Tongues of Serpents:
A Novel of Temeraire
For those of you who may not care for novels, or don't have the time to sit and read one (much less seven), but love the concept of this book, I have some good news for you. Back in 2006, Peter Jackson, director of The Lord of the Rings trilogy, stated in an interview that he was interested in adapting the Temeraire novels for the big screen. However, in a 2009 interview with IGN, Jackson seemed to scale things back a bit and contemplated making it into a mini-series as opposed to a big budget epic. So who knows. But at least the series has been optioned and talents like Peter Jackson are looking in to it.

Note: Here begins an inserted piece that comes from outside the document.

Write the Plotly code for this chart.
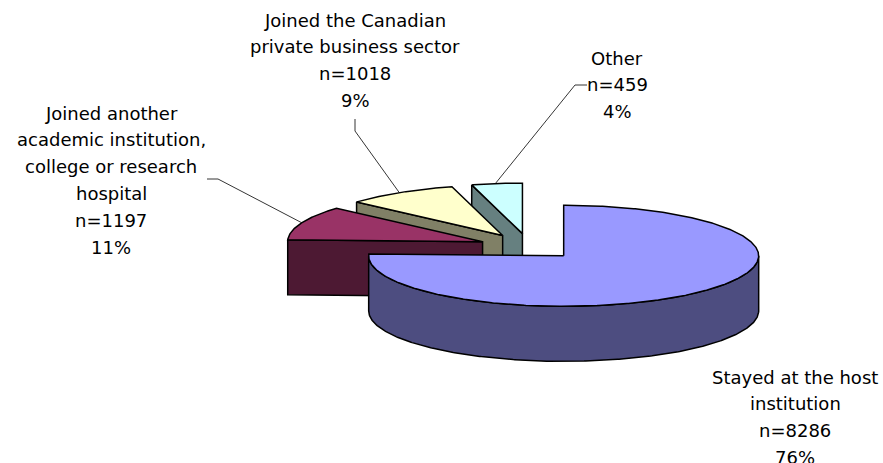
import math
import plotly.graph_objects as go

categories = ["Stayed at the host institution",
              "Joined another academic institution, college or research hospital",
              "Joined the Canadian private business sector",
              "Other"]
counts = [8286, 1197, 1018, 459]
percent_labels = ["76%", "11%", "9%", "4%"]
top_colors = ["#9999FF", "#993366", "#FFFFCC", "#CCFFFF"]
side_colors = ["#4D4D80", "#4D1933", "#808066", "#668080"]
label_lines = [
    ["Stayed at the host", "institution"],
    ["Joined another", "academic institution,", "college or research", "hospital"],
    ["Joined the Canadian", "private business sector"],
    ["Other"],
]
label_anchor = [(795, 377), (111, 113), (355, 20), (617, 58)]
leader_start = [None, [(207, 179), (218, 179)], [(355, 119), (355, 131)], [(587, 85), (575, 85)]]
leader_rim_angle = [None, 292.0, 328.0, 352.0]

# Projection of the tilted pie
CX, CY = 529.0, 246.5
RX, RY = 195.0, 50.5
DEPTH = 55.0
EXPLODE = 50.0
LINE = 1.5
LINE_SPACING = 26.8

total = sum(counts)
sweeps = [360.0 * c / total for c in counts]
starts = [sum(sweeps[:i]) for i in range(len(sweeps))]


def point(center, angle, r=1.0, dz=0.0):
    a = math.radians(angle)
    return (center[0] + RX * r * math.sin(a), center[1] - RY * r * math.cos(a) + dz)


def arc(center, a0, a1, dz=0.0):
    n = max(2, int(abs(a1 - a0) * 2))
    return [point(center, a0 + (a1 - a0) * i / n, 1.0, dz) for i in range(n + 1)]


centers = []
for s, w in zip(starts, sweeps):
    mid = s + w / 2
    a = math.radians(mid)
    centers.append((CX + EXPLODE * math.sin(a), CY - EXPLODE * (RY / RX) * math.cos(a)))

fig = go.Figure()


def poly(pts, color, width=LINE):
    xs = [p[0] for p in pts] + [pts[0][0]]
    ys = [p[1] for p in pts] + [pts[0][1]]
    fig.add_trace(go.Scatter(x=xs, y=ys, mode="lines", fill="toself", fillcolor=color,
                             line=dict(color="#000000", width=width), hoverinfo="skip",
                             showlegend=False))


# back to front: Other, business, another, stayed
for i in [3, 2, 1, 0]:
    c = centers[i]
    s, w = starts[i], sweeps[i]
    e = s + w
    if i == 0:
        # curved front rim
        rim = arc(c, 90, 270) + arc(c, 270, 90, DEPTH)
        poly(rim, side_colors[i])
    else:
        # visible cut face at the start edge
        p0 = point(c, s)
        face = [p0, c, (c[0], c[1] + DEPTH), (p0[0], p0[1] + DEPTH)]
        poly(face, side_colors[i])
    top = [c] + arc(c, s, e)
    poly(top, top_colors[i])

# leader lines
for i in [1, 2, 3]:
    pts = leader_start[i] + [point(centers[i], leader_rim_angle[i])]
    fig.add_trace(go.Scatter(x=[p[0] for p in pts], y=[p[1] for p in pts], mode="lines",
                             line=dict(color="#000000", width=0.8), hoverinfo="skip",
                             showlegend=False))

annotations = []
for i, lines in enumerate(label_lines):
    full = lines + [f"n={counts[i]}", percent_labels[i]]
    ax, ay = label_anchor[i]
    for j, t in enumerate(full):
        annotations.append(dict(x=ax, y=ay + j * LINE_SPACING, text=t, showarrow=False,
                                xanchor="center", yanchor="middle", xref="x", yref="y",
                                font=dict(family="DejaVu Sans", size=18, color="#000000")))

fig.update_layout(
    width=883, height=463, margin=dict(l=0, r=0, t=0, b=0, pad=0),
    paper_bgcolor="#FFFFFF", plot_bgcolor="#FFFFFF", showlegend=False,
    xaxis=dict(range=[0, 883], visible=False, fixedrange=True),
    yaxis=dict(range=[463, 0], visible=False, fixedrange=True),
    annotations=annotations,
)
fig.write_html("out.html", config={"displayModeBar": False},
               post_script="document.body.style.margin='0';document.body.style.overflow='hidden';")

If you haven't already figured it out, I can't recommend this series enough. It will appeal to history and fantasy buffs alike. The books are full of suspense, action, social awareness, betrayal and most of all DRAGONS! Need I say more?



Tressina Bowling said...

Great review Chris! I'm always up for a good series to get into...especially when dragons are involved. I don't have nearly the amount of free time I would like to read. Hopefully after the Holiday rush I can check it out!

Christopher John (@Christopher2814) said...

Thanks Tressa. I picked it up on a whim about four months ago and I'm already on the fourth book. I can't wait to get caught up.